By Mark Nagi
The Tennessee/Alabama rivalry will be renewed on Saturday at Neyland Stadium.
It is always one of the most anticipated games on the schedule for the Vols, despite the fact that they haven’t beaten the Crimson Tide since 2006, and have rarely been competitive during this recent victory drought.
I’ve covered my share of these games over the years, and while there is a mutual respect between the programs, the pure, unadulterated hatred among fans is truly special. To this day, Bama fans call Phillip Fulmer a snitch for telling the NCAA what he knew about the infamous recruiting of Albert Means in 1999/2000.
But everything this time around just feels… different.
Don’t get me wrong. I’m pleased as punch to be able to watch any college football this season. Despite the COVID-19 pandemic, we are still seeing games played across the country. The Big 10 and PAC 12 have done an about face and will begin their seasons this weekend as well. (This is the point in the article in which I’d normally make a joke about the excitement of a Rutgers/Michigan State game in Lansing, but I’m not going to do that. Nope. Not gonna do it.)
The SEC has had to adjust like everyone else, and recently the Missouri/Vanderbilt and LSU/Florida games were postponed because of COVID outbreaks around the Commodores and Gators programs.
But the biggest news came on Wednesday, October 14, when it was announced that Alabama head coach Nick Saban head coach had tested positive for COVID-19. Saban has done public service announcements imploring fans to wear masks and practice social distancing. During games this season, Saban could be seen on the sidelines wearing a mask in the proper form, something that a lot of college football coaches are failing to do.
So the fact that Saban can get it, someone that seemingly was taking all the proper precautions, shows how easily this can spread.
At the time I was writing this article, Saban said that he had no symptoms. That is obviously great news for him, especially since he is 68 years old. He was scheduled to miss the Georgia/Alabama game on October 17.

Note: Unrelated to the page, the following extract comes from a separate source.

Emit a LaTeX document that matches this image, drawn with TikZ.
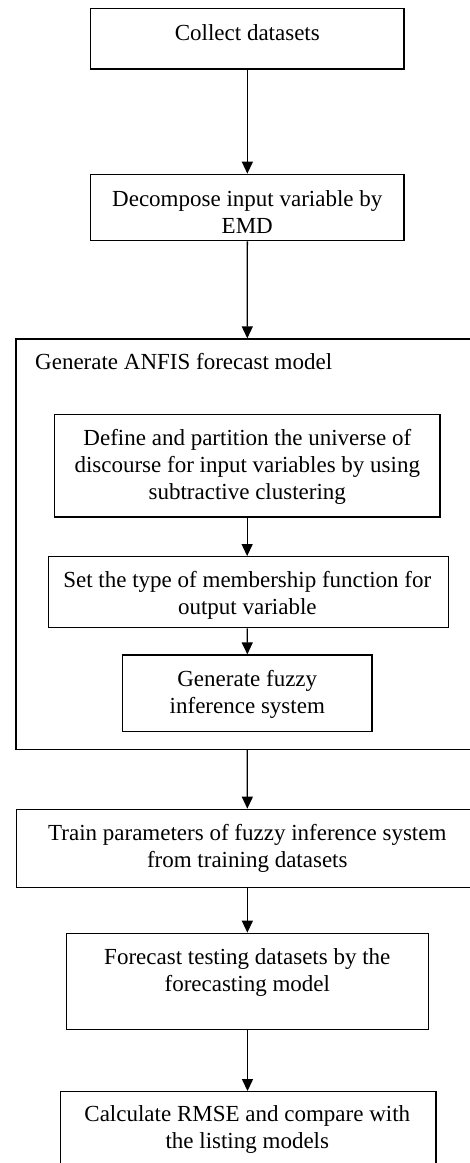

According to CDC guidelines, Saban should self isolate for 10 days, which would mean that in theory, he’d have the ok to be on the sidelines for the Tennessee/Alabama game this Saturday. Keep in mind, I’m not a doctor or a scientist or an epidemiologist (and the odds are you aren’t either), but with those numbers in place, I’d imagine you’d see Saban back with his team this weekend in Knoxville, barring any setback or new revelations.
This is a traditional southern rivalry. Tickets are available (last check going to $154 a piece on Stubhub). Fans will get together and enjoy camaraderie and beverages across the South.
But it just feels… different.
Look, sports matters. I was a sportscaster for more than 15 years and cringed whenever I was told that sports is the candy store of a newscast. Sure, it might not be as important as a Supreme Court ruling, but you can’t tell me that it doesn’t matter.
And these days… it matters more than ever.
Imagine going through this Fall without football. We’ve already missed out on so much in our daily lives. There are loved ones that we can’t visit for fear or getting them sick. There are vacations we can’t take because of border closures. Our favorite bars and restaurants have had enough starts and stops to fill up the end of a NASCAR race at Daytona.
But football is there. In a weird, uneven form… but it is there.
So on Saturday… whether Nick Saban is on the field or not, whether the Vols pull the upset or get blown out, in the grand scheme of things it’s just good to have the game there for us on our televisions.
I hope that everyone is staying safe and healthy.